- Born: 10 November 1972 (age 53) Bangkok, Thailand
- Other names: Kathaleeya Grachangnetara; Mam;
- Education: Assumption University
- Occupations: Actress; model; television presenter;
- Years active: 1987–present
- Notable work: In Family We Trust; Yak Yud Tawan Wai Thi Plai Fa; Wanjai Thailand;
- Height: 1.70 m (5 ft 7 in)
- Spouse: Songkran Grachangnetara ​ ​(m. 2006)​
- Children: 3
- Relatives: Willy McIntosh

= Kathaleeya McIntosh =

Thai actress (born 1972)

Kathaleeya McIntosh (คัทลียา แมคอินทอช; born 10 November 1972) is a Thai actress and television presenter, who was named as Princess of the entertainment industry. She was the lead actress in many Thai lakorns in the 1990s-2000s including Wanjai Thailand (“Sweet Darling of Thailand”), Khwamsongcham Mai Hua Jai Derm (“New Memory but Same Old Heart”), and Yak Yud Tawan Wai Thi Plai Fa (“Yearning to Stop the Sun at the Horizon”). She was also a television host in a popular talkshow, Samakhom Chomdao.

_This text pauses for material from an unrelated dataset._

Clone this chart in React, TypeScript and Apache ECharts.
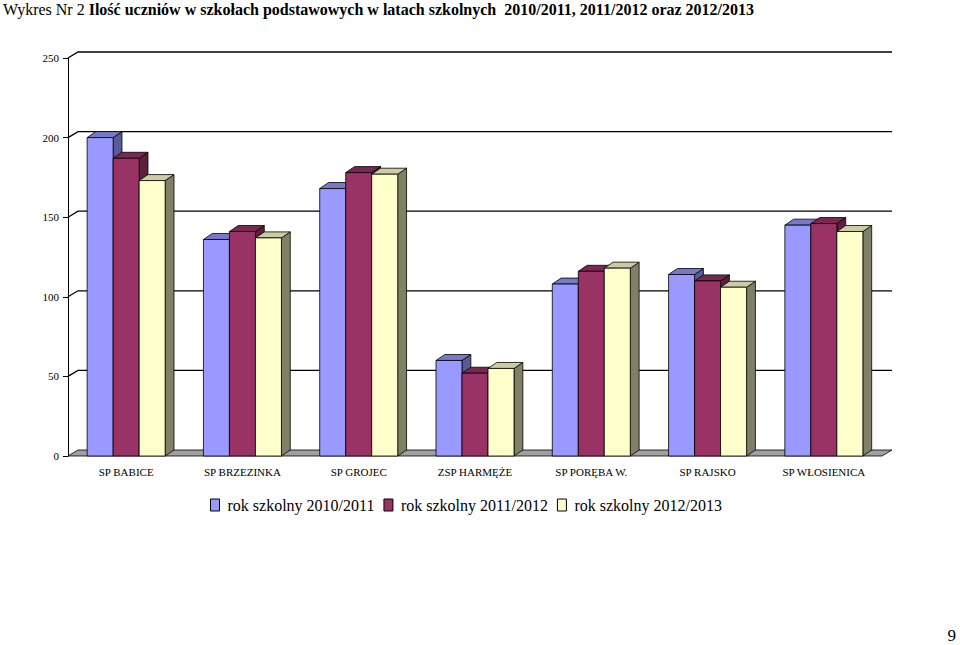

== Early life and education ==
McIntosh was born to a Scottish father and a Thai Chinese mother. She has an older brother, Willy McIntosh, who is also a well-known Thai actor. McIntosh started her modeling career when she was 15. She graduated from Assumption University with Bachelor of Arts majoring in English.

== Filmography ==
=== Television ===
- Peur Ter (Ch.5 1994)
- Yark Yood Tawan Wai Tee Plai Fah (Ch.5 1995)
- Ruen Mayura (Ch.3 1997)
- Rak Tae Kae Khob Fah (Ch.5 1997)
- Kwam Song Jum Mai Huajai Derm (Ch.5, 1998)
- Chai Mai Jing Ying Tae (Ch.3 1998)
- Kwam Song Jum Mai Huajai Derm (Ch.5, 1998)
- Dokkaew Karabuning (Ch.3, 2000)
- Kao Waan Hai Noo Pen Sai Lub (Ch.3, 2000)
- Muang Maya (Ch.5, 2000)
- Nee Ruk (Ch.5, 2001)
- Tok Kra Dai Hua Jai Ploy Jone (Ch.3, 2003)
- Wan Jai Thailand (Ch.3, 2004)
- Pluerk Sanae Ha (Ch.5, 2007)
- Trab Sin Dind Fah (Ch.5, 2008)
- Plub Plerng See Chompoo (Ch.3, 2015)
- Mueng Maya Live The Series (ONE HD, 2018)
- The Crown Princess (Ch.3 2018) cameo
- Wiman Cho Ngoen (ONE HD, 2018)
- In Family We Trust (ONE HD, 2018)
- Phatukart/Blood Brothers (ONE HD, 2019)
- Deja Vu (ONE HD, 2020)
- One Year 365 (ONE HD, 2020)
- Maya Saneha (Ch.3, 2021)
- Help Me Kun Pi Chuay Duay (Ch.3, 2021)
- Sineha Saree/The Curse of Saree (ONE HD, 2022)
- Sen Longjijood Tee 180 Ongsa Lak Pan Rao (ONE HD, 2022)
- Sab Son Rak/Retribution (CH.3, 2022)
- The Three GentleBros (GMM 25, 2022)
- Rak/Rai (ONE HD, 2023)
- Doctor Detective (Thai TV series) (Ch.3, 2023)
- Tayat Mai Lek1 (ONE HD, 2025)
- The Bangkok Red Opera (ONE HD, 2026)

=== Movies ===
- Muang Maya The Movie: Songkram Nak Pun Rak (GDH 559, TBA) with Nusba Punnakantan & Lukkade Metinee Kingpayome

== TV Show ==

- Samakhom Chomdao
- Thailand's Got Talent (season 6)

==Other works==
- Ambassador of Peace for Children and Youth of UNICEF, United Nations.
- Assistant Sales Manager of Lucks (666) Company Ltd., Production of Saranae Show
- Producer of Saranae Show, I SEE YOU, and almost every shows of Lucks 666.

==Controversy==
On September 2, 2005, McIntosh made front-page news in Thailand with an announcement that she was five months pregnant. This came after repeated, and much publicised, previous denials.

In May 2006, she got married in Pran Buri, Prachuap Khiri Khan to Songkran Grachangnetara (Beebee), the father of her son.